MIF-Haiti continues providing aid to flood victims

12 Jun 2004 | Sgt. Ryan S. Scranton

Haitian villagers gathered around the makeshift, landing zone surrounded by cornfields, nestled between two large hills.
The sound of the rotor blades echoed through the nearby village as the large CH-47 Chinook touched down.
Blown back by the tremendous gusts of wind, the villagers knelt down to keep their balance and watched as U.S. Marines, soldiers and Chilean troops leapt from the aircraft. The troops quickly setup a perimeter around the helicopter amidst the whirling dirt and cornhusks blowing through the air. While they swiftly expanded their security perimeter around the landing zone, civil affairs soldiers greeted UNICEF and Doctors without Borders personnel, nearly screaming to be heard over the sound -- thwop, thwop, thwop -- of the helicopter’s giant rotor blades.
“What’s the situation?” one of the soldiers asked.
“We’ve setup a clinic in the village on the other side of those trees, but we have a lot of people to see and many of the women and children are malnourished,” one of the UNICEF workers replied.

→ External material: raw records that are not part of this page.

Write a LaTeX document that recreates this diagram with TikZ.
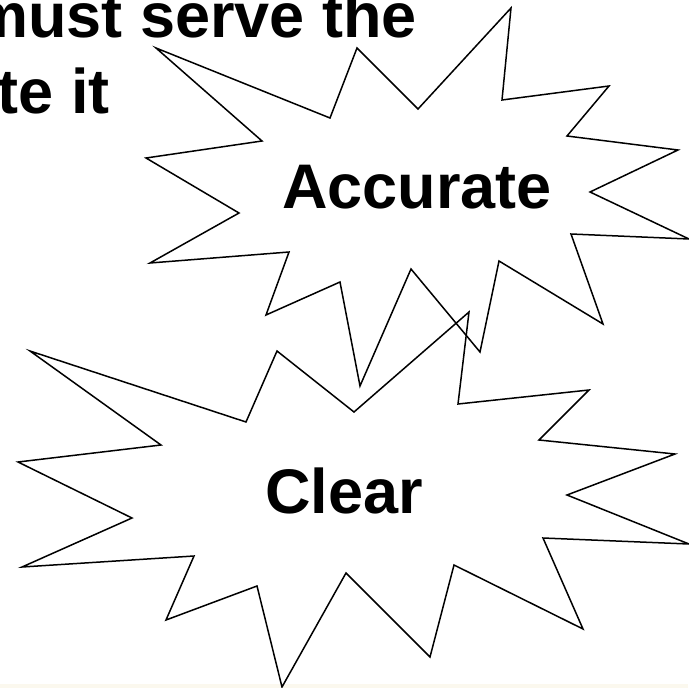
\documentclass[tikz,border=0pt]{standalone}
\usepackage{fontspec}
\setmainfont{Liberation Sans}
\usepackage{tikz}
\definecolor{cream}{HTML}{FBF8EE}

\begin{document}
\begin{tikzpicture}[
    x=1pt,y=-1pt,
    burst/.style={
        draw=black,
        line width=1.5pt,
        line join=miter
    },
    word/.style={
        font=\fontsize{63}{63}\selectfont\bfseries,
        inner sep=0pt
    }
]
\useasboundingbox (0,0) rectangle (688,688);
\fill[cream] (0,684) rectangle (688,688);

% upper burst
\draw[burst] (511,8) -- (502,100) -- (609,86) -- (567,136) -- (678,150)
    -- (590,192) -- (689,239) -- (571,234) -- (603,324) -- (499,261)
    -- (480,352) -- (411,269) -- (360,386) -- (340,282) -- (266,315)
    -- (289,252) -- (150,263) -- (239,213) -- (146,158) -- (262,141)
    -- (156,48) -- (330,118) -- (357,48) -- (418,109) -- cycle;

% lower burst
\draw[burst] (30,351) -- (246,422) -- (277,351) -- (354,412) -- (469,312)
    -- (458,404) -- (589,390) -- (539,440) -- (675,454) -- (567,495)
    -- (689,544) -- (543,538) -- (583,629) -- (454,565) -- (430,657)
    -- (346,573) -- (282,687) -- (257,586) -- (166,620) -- (194,556)
    -- (22,567) -- (132,518) -- (18,462) -- (161,445) -- cycle;

\node[word,anchor=base east] (lineone) at (417,37) {must serve the};
\node[word,anchor=base east] (linetwo) at (110,113) {te it};

\node[word,anchor=base] (accurate) at (417,208) {Accurate};
\node[word,anchor=base] (clear) at (344,513) {Clear};
\end{tikzpicture}
\end{document}
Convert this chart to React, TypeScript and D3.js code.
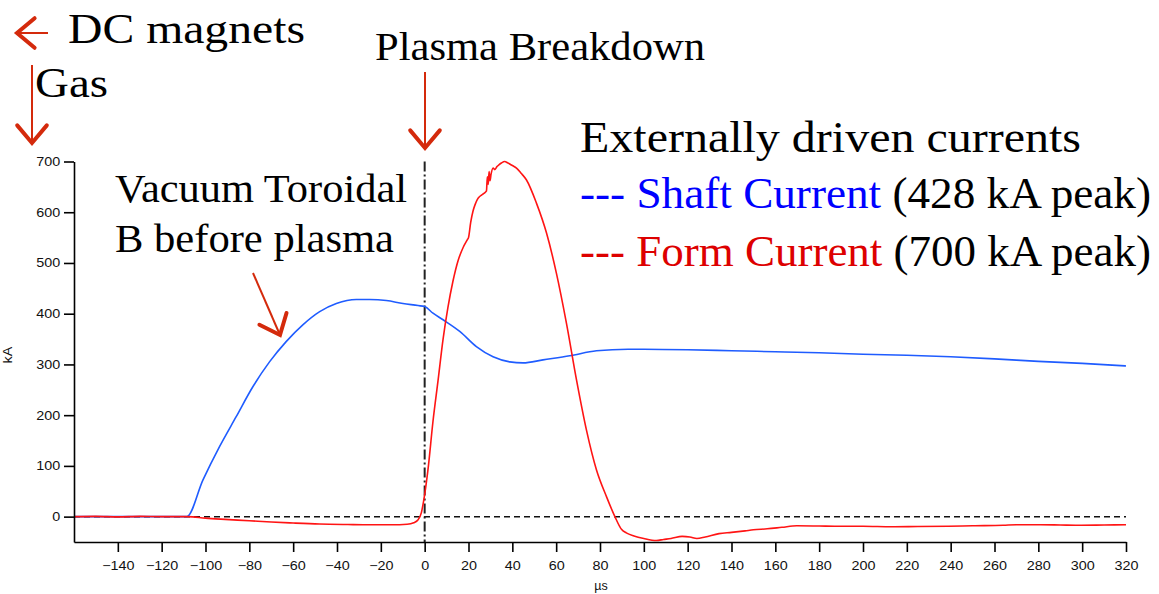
import React, { useEffect, useRef } from 'react';
import * as d3 from 'd3';

// Shaft current (kA) vs time (µs)
const shaftTime = [-160, -130, -108.5, -101.2, -93.6, -86, -78.4, -70.8, -63.2, -55.6, -47.9, -40.3, -31.2, -25.1, -17.5, -9.9, -3, 0, 3.8, 8.4, 16, 23.6, 31.2, 38.8, 44.9, 54, 66.2, 78.4, 92.8, 100, 120, 140, 160, 180, 200, 220, 240, 260, 280, 300, 320];
const shaftKA = [0, 0, 0, 72, 138, 197, 256, 305, 345, 378, 404, 420, 428, 428, 426, 420, 416, 414, 401, 388, 365, 335, 315, 305, 303, 309, 317, 327, 330, 330, 329, 327, 325, 323, 320, 318, 315, 311, 306, 302, 297];

// Form current (kA) vs time (µs)
const formTime = [-160, -150, -140, -130, -120, -108, -100, -93, -80, -70, -60, -48, -35, -25, -15, -8, -5, -3, -1.5, -0.5, 1.5, 3.8, 6.1, 8.4, 10.6, 12.9, 15.2, 17.5, 19.5, 20, 21, 22.1, 23, 24, 25.1, 26, 27, 27.8, 28.2, 28.6, 29, 29.4, 29.8, 30.3, 31.2, 32, 33, 34, 35, 36.5, 38, 40, 41.9, 44, 46.4, 51, 55.6, 60.1, 64.7, 69.3, 73.8, 78.4, 83, 86.8, 89.8, 92, 95.5, 100, 105.7, 109, 112.4, 117.5, 121, 124.2, 128, 134.3, 140, 146.2, 150, 156.3, 163, 169.8, 180, 188, 200, 213, 225, 239, 250, 264, 270, 281, 290, 298, 310, 320];
const formKA = [0, 0.5, -0.5, 0.5, 0, 0, -3, -5, -8, -10.5, -12.5, -14.5, -15.5, -16, -16, -15, -12, -6, 8, 30, 92, 188, 268, 350, 412, 464, 504, 530, 546, 550, 580, 603, 615, 625, 631, 634, 637, 640, 642, 670, 655, 680, 662, 675, 687, 684, 690, 694, 697, 700, 697, 692, 687, 677, 664, 618, 559, 480, 381, 269, 171, 92, 39, 0, -25, -32, -38, -43, -47, -45, -43, -39, -40, -43, -40, -33.5, -31, -28, -26, -24, -21, -18, -18.5, -19, -19, -20, -19.5, -19, -18, -17, -16, -16, -16.5, -17, -16.5, -16];

const timeTicks = [-140, -120, -100, -80, -60, -40, -20, 0, 20, 40, 60, 80, 100, 120, 140, 160, 180, 200, 220, 240, 260, 280, 300, 320];
const currentTicks = [0, 100, 200, 300, 400, 500, 600, 700];

const W = 1159;
const H = 594;
const SERIF = '"Liberation Serif", "Times New Roman", serif';
const SANS = '"Liberation Sans", Arial, sans-serif';
const ARROW_RED = '#d42a0c';

function Arrow({ x1, y1, x2, y2 }: { x1: number; y1: number; x2: number; y2: number }) {
  const ang = Math.atan2(y2 - y1, x2 - x1);
  const len = 23;
  const spread = (40 * Math.PI) / 180;
  const ax = x2 - len * Math.cos(ang - spread);
  const ay = y2 - len * Math.sin(ang - spread);
  const bx = x2 - len * Math.cos(ang + spread);
  const by = y2 - len * Math.sin(ang + spread);
  return (
    <g stroke={ARROW_RED} fill="none">
      <line x1={x1} y1={y1} x2={x2} y2={y2} strokeWidth={2} />
      <polyline points={`${ax},${ay} ${x2},${y2} ${bx},${by}`} strokeWidth={4} strokeLinejoin="miter" strokeLinecap="round" />
    </g>
  );
}

export default function App() {
  const xAxisRef = useRef<SVGGElement>(null);
  const yAxisRef = useRef<SVGGElement>(null);

  const x = d3.scaleLinear().domain([-160, 320]).range([74, 1126]);
  const y = d3.scaleLinear().domain([-50, 700]).range([542, 161.5]);

  const line = d3
    .line<[number, number]>()
    .x((d) => x(d[0]))
    .y((d) => y(d[1]))
    .curve(d3.curveMonotoneX);

  const shaftPts = shaftTime.map((t, i) => [t, shaftKA[i]] as [number, number]);
  const formPts = formTime.map((t, i) => [t, formKA[i]] as [number, number]);

  useEffect(() => {
    const gx = d3.select(xAxisRef.current as SVGGElement);
    gx.call(d3.axisBottom(x).tickValues(timeTicks).tickSize(10).tickPadding(9).tickSizeOuter(0));
    const gy = d3.select(yAxisRef.current as SVGGElement);
    gy.call(d3.axisLeft(y).tickValues(currentTicks).tickSize(10).tickPadding(2).tickSizeOuter(0));
    [gx, gy].forEach((g) => {
      g.attr('font-family', SANS).attr('font-size', 12.5);
      g.selectAll('path.domain').attr('stroke', '#000').attr('stroke-width', 1.6);
      g.selectAll('.tick line').attr('stroke', '#000').attr('stroke-width', 1.6);
      g.selectAll('.tick text').attr('fill', '#111').attr('transform', 'scale(1.15,1)');
    });
  });

  return (
    <svg width={W} height={H} style={{ position: 'absolute', left: 0, top: 0, background: '#fff' }}>
      <rect x={0} y={0} width={W} height={H} fill="#fff" />

      {/* reference lines */}
      <line x1={x(-160)} x2={x(320)} y1={y(0)} y2={y(0)} stroke="#111" strokeWidth={1.5} strokeDasharray="6,4" />
      <line x1={x(0)} x2={x(0)} y1={y(700)} y2={y(-50)} stroke="#222" strokeWidth={2} strokeDasharray="10,3,2,3" />

      {/* traces */}
      <path d={line(shaftPts) ?? ''} fill="none" stroke="#1f5cff" strokeWidth={1.6} />
      <path d={line(formPts) ?? ''} fill="none" stroke="#ff1414" strokeWidth={1.6} />

      {/* axes */}
      <g ref={xAxisRef} transform={`translate(0,${y(-50)})`} />
      <g ref={yAxisRef} transform={`translate(${x(-160)},0)`} />
      <text transform={`translate(12,355) rotate(-90) scale(1.15,1)`} textAnchor="middle" fontFamily={SANS} fontSize={12.5} fill="#111">kA</text>
      <text x={601} y={590} textAnchor="middle" fontFamily={SANS} fontSize={12.5} fill="#111">µs</text>

      {/* annotations */}
      <Arrow x1={48} y1={33} x2={17} y2={33} />
      <text x={68} y={43} fontFamily={SERIF} fontSize={42} textLength={237} lengthAdjust="spacingAndGlyphs">DC magnets</text>
      <Arrow x1={32} y1={65} x2={32} y2={143} />
      <text x={35} y={97} fontFamily={SERIF} fontSize={42} textLength={73} lengthAdjust="spacingAndGlyphs">Gas</text>

      <Arrow x1={425} y1={72} x2={425} y2={148} />
      <text x={375} y={60} fontFamily={SERIF} fontSize={40} textLength={330} lengthAdjust="spacingAndGlyphs">Plasma Breakdown</text>

      <text x={115} y={201.5} fontFamily={SERIF} fontSize={40} textLength={292} lengthAdjust="spacingAndGlyphs">Vacuum Toroidal</text>
      <text x={115} y={251.5} fontFamily={SERIF} fontSize={40} textLength={279} lengthAdjust="spacingAndGlyphs">B before plasma</text>
      <Arrow x1={253} y1={273} x2={280} y2={335} />

      {/* legend */}
      <text x={580} y={152} fontFamily={SERIF} fontSize={45} textLength={501} lengthAdjust="spacingAndGlyphs">Externally driven currents</text>
      <text x={580} y={208} fontFamily={SERIF} fontSize={44} textLength={571} lengthAdjust="spacingAndGlyphs">
        <tspan fill="#0000ff">--- Shaft Current</tspan>
        <tspan fill="#000"> (428 kA peak)</tspan>
      </text>
      <text x={580} y={266} fontFamily={SERIF} fontSize={44} textLength={571} lengthAdjust="spacingAndGlyphs">
        <tspan fill="#dd0000">--- Form Current</tspan>
        <tspan fill="#000"> (700 kA peak)</tspan>
      </text>
    </svg>
  );
}
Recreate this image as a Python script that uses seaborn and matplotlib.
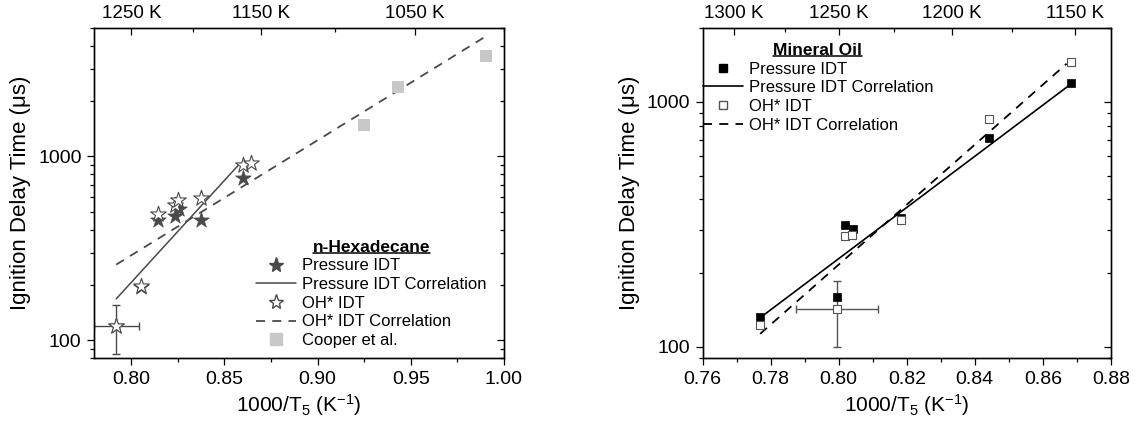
import seaborn as sns
import matplotlib.pyplot as plt
import numpy as np
import pandas as pd
from matplotlib.lines import Line2D
from matplotlib.ticker import MultipleLocator, FixedLocator, NullFormatter, FuncFormatter, LogLocator

# n-Hexadecane data
hex_p_x = [0.792, 0.805, 0.8144, 0.8237, 0.8258, 0.8376, 0.860]
hex_p_y = [120, 196, 453, 477, 520, 453, 766]
hex_oh_x = [0.792, 0.8053, 0.8144, 0.8233, 0.8251, 0.8372, 0.860, 0.8641]
hex_oh_y = [120, 197, 484, 542, 582, 596, 902, 919]
hex_p_corr_x = [0.7919, 0.8584]
hex_p_corr_y = [168, 919]
hex_oh_corr_x = [0.7919, 0.990]
hex_oh_corr_y = [258, 4490]
cooper_x = [0.9247, 0.9429, 0.9902]
cooper_y = [1486, 2382, 3507]
hex_err_x = [0.792]
hex_err_y = [120]
hex_xerr = [0.012]
hex_yerr = [36]

# Mineral oil data
oil_p_x = [0.7769, 0.7994, 0.8019, 0.8041, 0.8183, 0.8442, 0.8682]
oil_p_y = [132, 159, 313, 303, 335, 715, 1189]
oil_oh_x = [0.7769, 0.7994, 0.8019, 0.804, 0.8183, 0.8442, 0.8684]
oil_oh_y = [123, 143, 283, 285, 328, 847, 1449]
oil_p_corr_x = [0.7783, 0.8682]
oil_p_corr_y = [136, 1180]
oil_oh_corr_x = [0.7769, 0.867]
oil_oh_corr_y = [113, 1430]
oil_err_x = [0.7994]
oil_err_y = [143]
oil_xerr = [0.0121]
oil_yerr = [43]

hex_top_major = [1250, 1150, 1050]
hex_top_minor = [1200, 1100, 1000]
oil_top_major = [1300, 1250, 1200, 1150]
oil_top_minor = [1275, 1225, 1175]

sns.set_style("ticks")
plt.rcParams['font.family'] = ['Liberation Sans', 'DejaVu Sans']
plt.rcParams['mathtext.default'] = 'regular'
plt.rcParams['axes.linewidth'] = 0.9
for k in ['text.color', 'axes.labelcolor', 'xtick.color', 'ytick.color', 'axes.edgecolor']:
    plt.rcParams[k] = 'black'

fig = plt.figure(figsize=(11.4, 4.34), dpi=100)
ax1 = fig.add_axes([0.0825, 0.175, 0.3596, 0.7604])
ax2 = fig.add_axes([0.6164, 0.175, 0.358, 0.7604])

dark = "#4a4a4a"

# ---- left panel
ax1.errorbar(hex_err_x, hex_err_y, xerr=hex_xerr, yerr=hex_yerr, fmt='none',
             ecolor=dark, elinewidth=1, capsize=3, zorder=2)
sns.lineplot(x=hex_p_corr_x, y=hex_p_corr_y, ax=ax1, color=dark, lw=1.1, zorder=3)
sns.lineplot(x=hex_oh_corr_x, y=hex_oh_corr_y, ax=ax1, color=dark, lw=1.3, zorder=3,
             linestyle=(0, (5, 4)))
sns.scatterplot(x=hex_p_x, y=hex_p_y, ax=ax1, marker='*', s=140, color=dark,
                edgecolor=dark, linewidth=0.5, zorder=4)
sns.scatterplot(x=hex_oh_x, y=hex_oh_y, ax=ax1, marker='*', s=140, color='white',
                edgecolor=dark, linewidth=0.8, zorder=5)
sns.scatterplot(x=cooper_x, y=cooper_y, ax=ax1, marker='s', s=70, color='#c8c8c8',
                edgecolor='#c8c8c8', linewidth=0, zorder=4)

ax1.set_xlim(0.78, 1.00)
ax1.set_yscale('log')
ax1.set_ylim(80, 5000)
ax1.xaxis.set_major_locator(MultipleLocator(0.05))
ax1.xaxis.set_minor_locator(MultipleLocator(0.025))
ax1.xaxis.set_major_formatter(FuncFormatter(lambda v, p: f"{v:.2f}"))

# ---- right panel
ax2.errorbar(oil_err_x, oil_err_y, xerr=oil_xerr, yerr=oil_yerr, fmt='none',
             ecolor='#555555', elinewidth=1, capsize=3, zorder=2)
sns.lineplot(x=oil_p_corr_x, y=oil_p_corr_y, ax=ax2, color='black', lw=1.2, zorder=3)
sns.lineplot(x=oil_oh_corr_x, y=oil_oh_corr_y, ax=ax2, color='black', lw=1.3, zorder=3,
             linestyle=(0, (5, 4)))
sns.scatterplot(x=oil_p_x, y=oil_p_y, ax=ax2, marker='s', s=36, color='black',
                edgecolor='black', linewidth=0.5, zorder=4)
sns.scatterplot(x=oil_oh_x, y=oil_oh_y, ax=ax2, marker='s', s=36, color='white',
                edgecolor='#555555', linewidth=0.8, zorder=5)

ax2.set_xlim(0.76, 0.88)
ax2.set_yscale('log')
ax2.set_ylim(90, 2000)
ax2.xaxis.set_major_locator(MultipleLocator(0.02))
ax2.xaxis.set_minor_locator(MultipleLocator(0.01))
ax2.xaxis.set_major_formatter(FuncFormatter(lambda v, p: f"{v:.2f}"))

for ax, top_major, top_minor, ylim in [(ax1, hex_top_major, hex_top_minor, (80, 5000)),
                                        (ax2, oil_top_major, oil_top_minor, (90, 2000))]:
    ax.yaxis.set_major_locator(LogLocator(base=10))
    ax.yaxis.set_minor_locator(LogLocator(base=10, subs=np.arange(2, 10)))
    ax.yaxis.set_major_formatter(FuncFormatter(lambda v, p: f"{v:g}"))
    ax.yaxis.set_minor_formatter(NullFormatter())
    ax.tick_params(which='major', direction='out', length=5, width=0.9, labelsize=14,
                   colors='black', pad=4)
    ax.tick_params(which='minor', direction='out', length=3, width=0.9)
    ax.set_xlabel("1000/T$_5$ (K$^{-1}$)", fontsize=15, labelpad=3)
    ax.set_ylabel("Ignition Delay Time (μs)", fontsize=16, labelpad=5)
    for s in ax.spines.values():
        s.set_visible(True)
        s.set_color('black')

    axt = ax.twiny()
    axt.set_xlim(ax.get_xlim())
    axt.xaxis.set_major_locator(FixedLocator([1000 / t for t in top_major]))
    axt.xaxis.set_major_formatter(FuncFormatter(lambda v, p: f"{1000 / v:.0f} K"))
    axt.xaxis.set_minor_locator(FixedLocator([1000 / t for t in top_minor]))
    axt.tick_params(which='major', direction='in', length=5, width=0.9, labelsize=13.5, pad=4)
    axt.tick_params(which='minor', direction='in', length=3, width=0.9)

    axr = ax.twinx()
    axr.set_yscale('log')
    axr.set_ylim(ylim)
    axr.yaxis.set_minor_locator(LogLocator(base=10, subs=np.arange(2, 10)))
    axr.tick_params(which='major', direction='in', length=5, width=0.9, labelright=False)
    axr.tick_params(which='minor', direction='in', length=3, width=0.9, labelright=False)

# legends
h1 = [Line2D([], [], marker='*', ms=11, ls='none', color=dark),
      Line2D([], [], color=dark, lw=1.1),
      Line2D([], [], marker='*', ms=11, ls='none', mfc='white', mec=dark),
      Line2D([], [], color=dark, lw=1.3, ls=(0, (5, 4))),
      Line2D([], [], marker='s', ms=8, ls='none', color='#c8c8c8')]
l1 = ["Pressure IDT", "Pressure IDT Correlation", "OH* IDT", "OH* IDT Correlation", "Cooper et al."]
leg1 = ax1.legend(h1, l1, loc='lower right', bbox_to_anchor=(0.958, 0.03), frameon=False,
                  fontsize=12, title="n-Hexadecane", handlelength=2.4, labelspacing=0.22,
                  handletextpad=0.35, borderaxespad=0, borderpad=0)
leg1.get_title().set_fontweight('bold')
leg1.get_title().set_fontsize(12.5)

h2 = [Line2D([], [], marker='s', ms=6, ls='none', color='black'),
      Line2D([], [], color='black', lw=1.2),
      Line2D([], [], marker='s', ms=6, ls='none', mfc='white', mec='#555555'),
      Line2D([], [], color='black', lw=1.3, ls=(0, (5, 4)))]
l2 = ["Pressure IDT", "Pressure IDT Correlation", "OH* IDT", "OH* IDT Correlation"]
leg2 = ax2.legend(h2, l2, loc='upper left', bbox_to_anchor=(0.0, 0.955), frameon=False,
                  fontsize=12, title="Mineral Oil", handlelength=2.4, labelspacing=0.22,
                  handletextpad=0.35, borderaxespad=0, borderpad=0)
leg2.get_title().set_fontweight('bold')
leg2.get_title().set_fontsize(12.5)

# underline legend titles
fig.canvas.draw()
inv = fig.transFigure.inverted()
for leg in (leg1, leg2):
    bb = leg.get_title().get_window_extent(fig.canvas.get_renderer())
    (x0, y0), (x1, _) = inv.transform([[bb.x0, bb.y0 + 2], [bb.x1, bb.y0]])
    fig.add_artist(Line2D([x0, x1], [y0, y0], color='black', lw=1.1, transform=fig.transFigure))

fig.savefig("out.png", dpi=100)
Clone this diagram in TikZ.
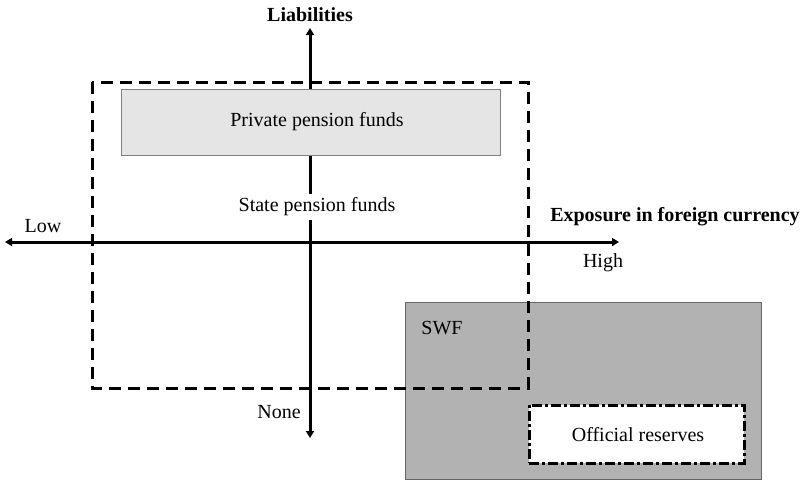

Moments later another CH-47 dropped the large cargo net full of rice and flour suspended from its underbelly with a thud.
Immediately the troops began pulling the netting from the food before stacking it in neat piles for distribution to the local populace, who were left without food or potable water by the recent floods.
Local villagers pitched in, stacking the large bags of flour and rice into more neat piles, placing a large jug of cooking oil on top of each.
Troops cordoned off the perimeter with rope as the villagers, directed by translators with bullhorns, began forming orderly lines.
Multinational Interim Force -Haiti personnel helped aid workers transport and distribute more than three tons of food and water to the villagers June 10.
Weeks after the flooding of southeastern portions of this Caribbean nation, MIF-Haiti personnel and international aid organizations continued to distribute food and water as they treated the malnourished and injured villagers in the area.
“I’m so glad the Marines were able to bring this aid into our village,” said Virgile Chery, a villager who barely made it out of her house with her two children before it was destroyed. “We were trying to survive on mangos before this food arrived,” she explained, carrying a large bag of rice from the distribution site.
Chery wasn’t the only one in her village who was left with nothing and several children to care for, according to UNICEF aid worker Shannon G. Strother.
“Many of the people we have come into contact with lost a spouse in the flood and are now single parents of multiple children.”
The villagers who are unable to care for themselves or who are now single parents taking care of small children are the flood victims that the aid agencies are trying to help first.
“It’s the older people, pregnant women and single parent families who traditionally do not survive a disaster like this,” Strother explained.
The service members watched throngs of people formed around the rope perimeter while still more villagers, buckets and steel pots in hand, trickled in as word of the food distribution spread throughout the area.
“I see these people living in these shanties and all this devastation, and I feel like it’s the least I can do,” said Lance Cpl. Brian P. Mullen, a landing support specialist with Combat Service Support Detachment-20. “When I came out here, I had no idea we would be affecting this many people. I expected to help only maybe a small village,” Mullen continued.
Since the Marines and soldiers from the MIF-Haiti have handed out food and water at this location in the past few weeks, the distribution site has become known as a gathering site for other flood victims from neighboring villages seeking aid.
“I walked two hours to get some food and water for my family,” said Maxi Luc, a villager from Bodrie, a neighboring village. “The food I received here, I will take back to my village and share with another family,” Luc said.
The MIF-Haiti and the non-governmental organizations like UNICEF, International Crescent of the Red Cross, and Doctors without Borders, have been diligently working to help the residents most affected by the floods. The aid organizations have established small clinics to treat the sick and malnourished with the food and medical supplies that have been flown into the village.
“We have done a lot of assessments to determine who is in the most need of these supplies,” said Capt. Fernando Montoya, MIF-Haiti’s Civil Affairs Team A’s team leader. “We are trying to provide as much relief as possible to these people.”
Working together, the MIF-Haiti and the NGOs have also distributed shelters and provided medical care for the flood’s victims.
“We’ve been able to work very well with the NGOs,” Montoya said. We both understand what each other’s capabilities are and have been able to coordinate our efforts to achieve a common goal, which is to help these people.” he explained.
As the last of the food, cooking oil and water was distributed, the troops shook hands with the NGO personnel, thanking each other for their mutual cooperation. The MIF-Haiti troops then boarded their helicopter, lifted off the ground and waved to the villagers as they made their journey across the mountains, back to their base camp.